═════ RAW DATA
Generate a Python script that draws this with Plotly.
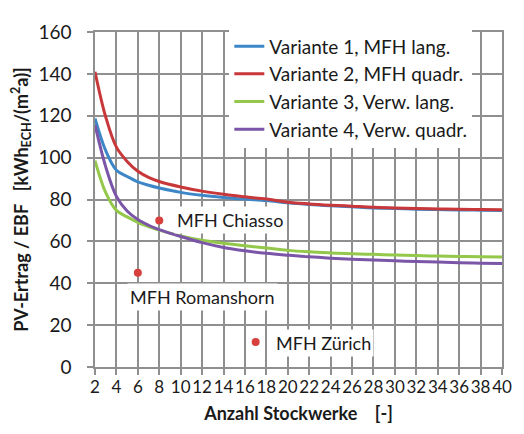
import plotly.graph_objects as go

x_floors = [2, 3, 4, 5, 6, 7, 8, 10, 12, 14, 16, 18, 20, 22, 24, 26, 28, 30, 32, 34, 36, 38, 40]

v1_mfh_lang = [118.7, 103.3, 94.0, 91.0, 88.4, 86.8, 85.5, 83.4, 82.0, 81.0, 80.2, 79.5, 78.4, 77.6, 77.0, 76.5, 76.0, 75.7, 75.4, 75.2, 75.0, 74.9, 74.8]
v2_mfh_quadr = [141.0, 119.4, 105.0, 98.2, 93.5, 90.6, 88.6, 86.0, 84.0, 82.5, 81.3, 80.2, 78.7, 77.9, 77.3, 76.8, 76.3, 76.0, 75.7, 75.5, 75.3, 75.2, 75.1]
v3_verw_lang = [98.6, 83.3, 74.8, 71.7, 69.1, 67.1, 65.4, 62.6, 60.5, 59.1, 57.9, 56.8, 55.7, 55.0, 54.5, 54.1, 53.8, 53.5, 53.2, 53.0, 52.8, 52.6, 52.5]
v4_verw_quadr = [115.6, 95.6, 81.5, 74.5, 70.4, 67.7, 65.6, 62.3, 59.4, 57.1, 55.5, 54.3, 53.4, 52.6, 52.0, 51.5, 51.1, 50.7, 50.4, 50.1, 49.8, 49.6, 49.4]

series_names = ["Variante 1, MFH lang.", "Variante 2, MFH quadr.", "Variante 3, Verw. lang.", "Variante 4, Verw. quadr."]
series_values = [v1_mfh_lang, v2_mfh_quadr, v3_verw_lang, v4_verw_quadr]
series_colors = ["#3d86c8", "#c8383a", "#94c84a", "#7b56a8"]

building_names = ["MFH Chiasso", "MFH Romanshorn", "MFH Zürich"]
building_floors = [8, 6, 17]
building_values = [70, 45, 12]

x_ticks = list(range(2, 41, 2))
y_ticks = [0, 20, 40, 60, 80, 100, 120, 140, 160]

FONT = "Lato"
TXT = "#1a1a1a"
GRID = "#8f8f8f"

fig = go.Figure()
for i, (name, vals, col) in enumerate(zip(series_names, series_values, series_colors)):
    fig.add_trace(go.Scatter(
        x=x_floors, y=vals, name=name, mode="lines",
        line=dict(color=col, width=3, shape="spline", smoothing=1.0),
        legendgroup=f"g{i}",
    ))

fig.add_trace(go.Scatter(
    x=building_floors, y=building_values, mode="markers",
    marker=dict(color="#d8403d", size=8), showlegend=False,
))

label_pos = [
    dict(x=9.4, y=70, xanchor="left"),
    dict(x=12.0, y=33.2, xanchor="center"),
    dict(x=18.6, y=11.6, xanchor="left"),
]
for name, pos in zip(building_names, label_pos):
    fig.add_annotation(
        x=pos["x"], y=pos["y"], text=name, showarrow=False,
        xanchor=pos["xanchor"], yanchor="middle",
        font=dict(family=FONT, size=18, color=TXT),
        bgcolor="white", borderpad=2,
    )

# the page body has an 8px default margin, so the figure is sized to fit
fig.update_layout(
    width=516, height=426,
    margin=dict(l=86, r=14, t=13, b=67),
    paper_bgcolor="white", plot_bgcolor="white",
    font=dict(family=FONT, size=18, color=TXT),
    legend=dict(
        x=0.33, y=1.014, xanchor="left", yanchor="top",
        bgcolor="white", font=dict(family=FONT, size=19, color=TXT),
        tracegroupgap=0, itemwidth=30,
    ),
    xaxis=dict(
        range=[2, 40], tickvals=x_ticks, ticktext=[str(t) for t in x_ticks],
        showgrid=True, gridcolor=GRID, gridwidth=1.5,
        ticks="outside", ticklen=6, tickcolor=GRID, tickwidth=1.5,
        showline=True, linecolor=GRID, linewidth=1.5, mirror=True,
        zeroline=False, tickangle=0, ticklabelstandoff=-2,
        tickfont=dict(family=FONT, size=17, color=TXT),
        title=dict(text="<b>Anzahl Stockwerke    [-]</b>", standoff=11,
                   font=dict(family=FONT, size=18, color=TXT)),
    ),
    yaxis=dict(
        range=[0, 160], tickvals=y_ticks,
        showgrid=True, gridcolor=GRID, gridwidth=1.5,
        ticks="outside", ticklen=6, tickcolor=GRID, tickwidth=1.5,
        showline=True, linecolor=GRID, linewidth=1.5, mirror=True,
        zeroline=False, ticklabelstandoff=12,
        tickfont=dict(family=FONT, size=19, color=TXT),
        title=dict(text="<b>PV-Ertrag / EBF   [kWh<sub>ECH</sub>/(m<sup>2</sup>a)]</b>", standoff=6,
                   font=dict(family=FONT, size=18, color=TXT)),
    ),
)

fig.write_html("out.html")
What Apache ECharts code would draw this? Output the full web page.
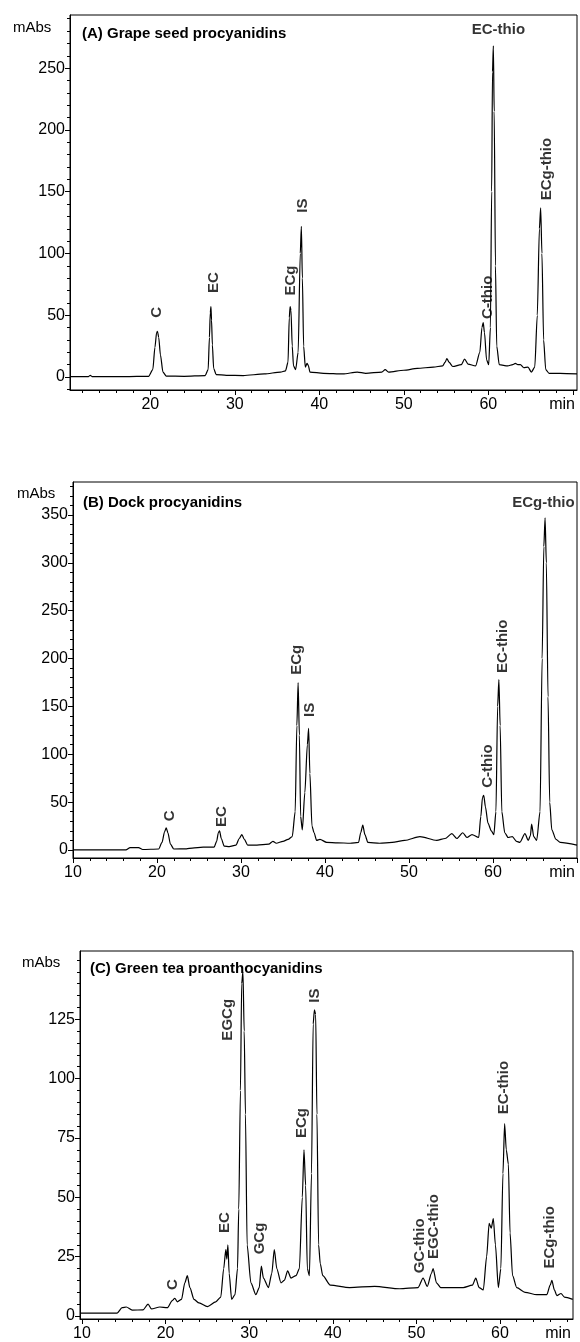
══════════
> **INSTRUCTIONS FOR THE TASK**: Quote, please, every line of the material above from its start through the line that has "36, 38, 40]", reproducing the words exactly and dropping any images.

> **FINAL RESULT**:
Generate a Python script that draws this with Plotly.
import plotly.graph_objects as go

x_floors = [2, 3, 4, 5, 6, 7, 8, 10, 12, 14, 16, 18, 20, 22, 24, 26, 28, 30, 32, 34, 36, 38, 40]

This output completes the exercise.